Only the lines from the one containing "What TikZ code" through the one containing "minimum width=87pt, minimum" should be output, both ends included and exactly as they appear, minus any pictures.

▶ _SUPPLIED DATA_:
####
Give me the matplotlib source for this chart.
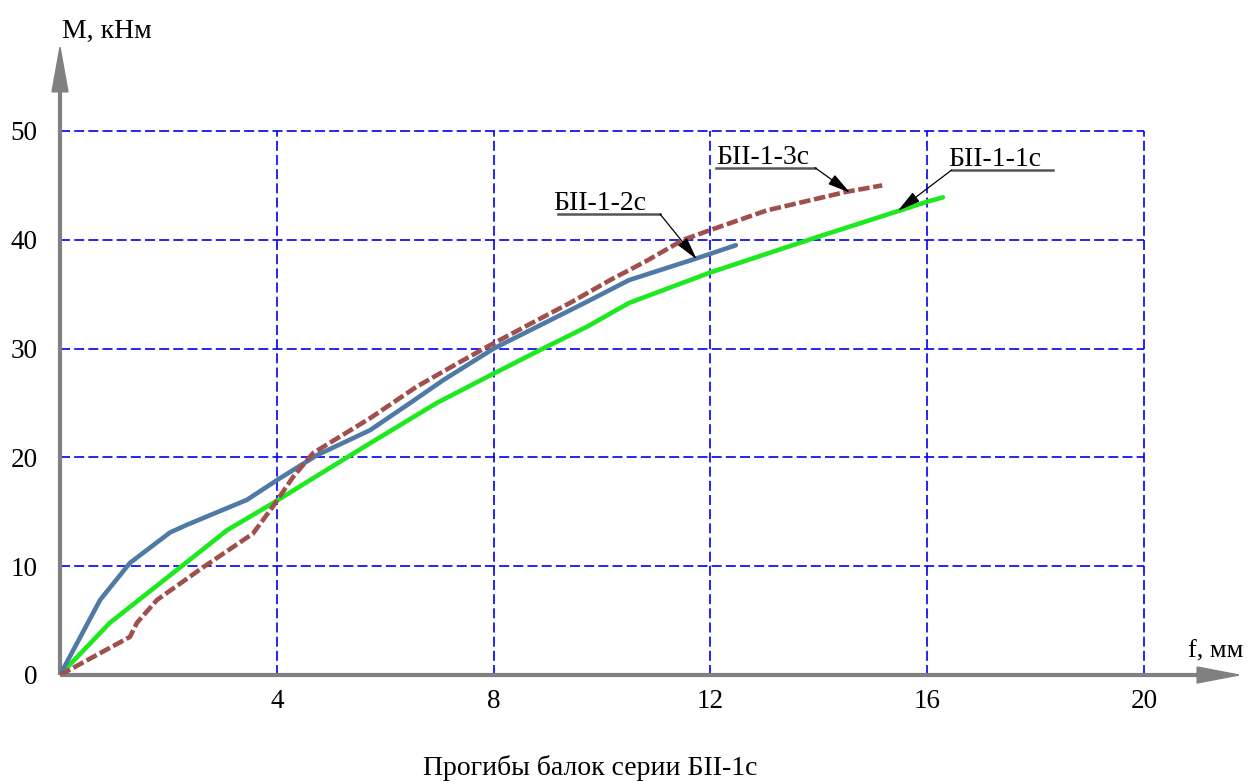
####
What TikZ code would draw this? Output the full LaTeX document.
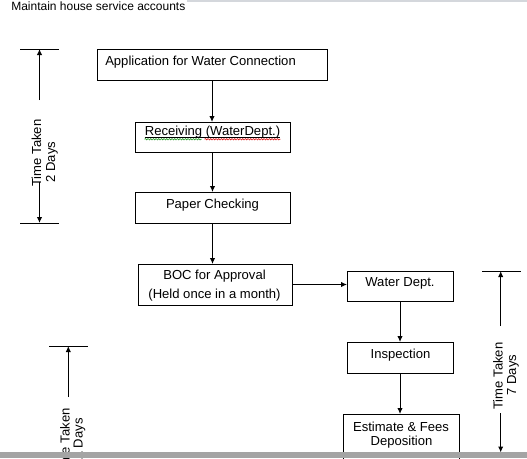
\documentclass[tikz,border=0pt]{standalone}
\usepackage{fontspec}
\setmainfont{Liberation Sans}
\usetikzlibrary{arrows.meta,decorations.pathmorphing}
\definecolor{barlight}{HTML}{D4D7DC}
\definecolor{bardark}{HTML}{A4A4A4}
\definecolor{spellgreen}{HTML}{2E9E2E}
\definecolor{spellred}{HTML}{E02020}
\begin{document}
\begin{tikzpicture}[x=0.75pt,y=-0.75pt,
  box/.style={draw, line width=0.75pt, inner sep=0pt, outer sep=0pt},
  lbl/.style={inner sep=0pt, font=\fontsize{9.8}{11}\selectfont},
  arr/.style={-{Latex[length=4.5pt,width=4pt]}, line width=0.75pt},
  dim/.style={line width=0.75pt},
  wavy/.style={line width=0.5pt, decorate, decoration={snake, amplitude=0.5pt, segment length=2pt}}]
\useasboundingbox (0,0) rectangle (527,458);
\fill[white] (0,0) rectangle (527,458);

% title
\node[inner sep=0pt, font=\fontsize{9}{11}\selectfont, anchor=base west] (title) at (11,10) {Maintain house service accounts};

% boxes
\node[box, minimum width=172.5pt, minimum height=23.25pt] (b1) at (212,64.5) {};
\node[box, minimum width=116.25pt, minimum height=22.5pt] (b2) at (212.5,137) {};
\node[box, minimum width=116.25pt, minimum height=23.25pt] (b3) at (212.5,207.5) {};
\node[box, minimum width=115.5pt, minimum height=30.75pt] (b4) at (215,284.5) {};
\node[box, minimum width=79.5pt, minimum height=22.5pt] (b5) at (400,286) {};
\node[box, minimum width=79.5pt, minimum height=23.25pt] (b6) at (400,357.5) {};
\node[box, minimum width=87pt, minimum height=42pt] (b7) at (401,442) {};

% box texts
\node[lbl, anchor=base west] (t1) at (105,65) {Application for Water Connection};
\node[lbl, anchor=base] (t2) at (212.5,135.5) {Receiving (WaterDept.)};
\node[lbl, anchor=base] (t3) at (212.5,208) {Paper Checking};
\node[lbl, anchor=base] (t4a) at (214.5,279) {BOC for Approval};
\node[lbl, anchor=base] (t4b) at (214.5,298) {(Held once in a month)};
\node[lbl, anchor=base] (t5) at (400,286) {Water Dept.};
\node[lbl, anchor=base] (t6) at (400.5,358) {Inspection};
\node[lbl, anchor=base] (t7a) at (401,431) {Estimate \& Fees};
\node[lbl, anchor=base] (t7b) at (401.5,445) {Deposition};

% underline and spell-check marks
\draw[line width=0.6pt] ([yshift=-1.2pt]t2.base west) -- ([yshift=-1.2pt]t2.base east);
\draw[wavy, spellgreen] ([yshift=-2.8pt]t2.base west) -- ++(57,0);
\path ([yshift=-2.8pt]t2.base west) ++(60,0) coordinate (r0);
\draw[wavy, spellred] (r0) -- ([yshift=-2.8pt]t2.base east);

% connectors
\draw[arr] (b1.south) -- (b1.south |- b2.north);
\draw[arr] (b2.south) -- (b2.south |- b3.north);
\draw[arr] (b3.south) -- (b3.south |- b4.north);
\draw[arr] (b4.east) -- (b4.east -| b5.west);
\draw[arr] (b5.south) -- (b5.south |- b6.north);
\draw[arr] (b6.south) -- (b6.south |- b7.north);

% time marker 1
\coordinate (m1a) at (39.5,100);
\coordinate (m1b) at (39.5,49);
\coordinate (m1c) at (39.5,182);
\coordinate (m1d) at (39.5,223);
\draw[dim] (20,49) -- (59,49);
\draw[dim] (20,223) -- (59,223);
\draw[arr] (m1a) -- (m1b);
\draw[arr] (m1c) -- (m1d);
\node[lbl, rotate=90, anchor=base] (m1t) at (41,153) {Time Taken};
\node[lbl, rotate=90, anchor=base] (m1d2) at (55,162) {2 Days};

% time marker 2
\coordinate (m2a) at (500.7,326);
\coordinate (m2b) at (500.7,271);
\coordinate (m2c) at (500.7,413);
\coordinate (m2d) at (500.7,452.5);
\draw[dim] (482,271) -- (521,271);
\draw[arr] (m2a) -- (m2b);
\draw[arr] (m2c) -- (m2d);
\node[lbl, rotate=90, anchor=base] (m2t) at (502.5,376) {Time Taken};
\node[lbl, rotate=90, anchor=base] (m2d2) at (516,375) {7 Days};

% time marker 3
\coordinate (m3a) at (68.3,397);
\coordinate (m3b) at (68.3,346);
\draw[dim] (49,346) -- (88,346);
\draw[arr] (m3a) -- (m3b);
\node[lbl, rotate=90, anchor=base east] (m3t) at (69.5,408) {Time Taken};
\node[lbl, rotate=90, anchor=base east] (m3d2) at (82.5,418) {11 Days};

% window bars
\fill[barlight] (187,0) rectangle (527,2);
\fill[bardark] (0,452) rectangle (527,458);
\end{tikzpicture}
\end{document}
####
▶ _ANSWER TO THIS EXERCISE_:
What TikZ code would draw this? Output the full LaTeX document.
\documentclass[tikz,border=0pt]{standalone}
\usepackage{fontspec}
\setmainfont{Liberation Sans}
\usetikzlibrary{arrows.meta,decorations.pathmorphing}
\definecolor{barlight}{HTML}{D4D7DC}
\definecolor{bardark}{HTML}{A4A4A4}
\definecolor{spellgreen}{HTML}{2E9E2E}
\definecolor{spellred}{HTML}{E02020}
\begin{document}
\begin{tikzpicture}[x=0.75pt,y=-0.75pt,
  box/.style={draw, line width=0.75pt, inner sep=0pt, outer sep=0pt},
  lbl/.style={inner sep=0pt, font=\fontsize{9.8}{11}\selectfont},
  arr/.style={-{Latex[length=4.5pt,width=4pt]}, line width=0.75pt},
  dim/.style={line width=0.75pt},
  wavy/.style={line width=0.5pt, decorate, decoration={snake, amplitude=0.5pt, segment length=2pt}}]
\useasboundingbox (0,0) rectangle (527,458);
\fill[white] (0,0) rectangle (527,458);

% title
\node[inner sep=0pt, font=\fontsize{9}{11}\selectfont, anchor=base west] (title) at (11,10) {Maintain house service accounts};

% boxes
\node[box, minimum width=172.5pt, minimum height=23.25pt] (b1) at (212,64.5) {};
\node[box, minimum width=116.25pt, minimum height=22.5pt] (b2) at (212.5,137) {};
\node[box, minimum width=116.25pt, minimum height=23.25pt] (b3) at (212.5,207.5) {};
\node[box, minimum width=115.5pt, minimum height=30.75pt] (b4) at (215,284.5) {};
\node[box, minimum width=79.5pt, minimum height=22.5pt] (b5) at (400,286) {};
\node[box, minimum width=79.5pt, minimum height=23.25pt] (b6) at (400,357.5) {};
\node[box, minimum width=87pt, minimum height=42pt] (b7) at (401,442) {};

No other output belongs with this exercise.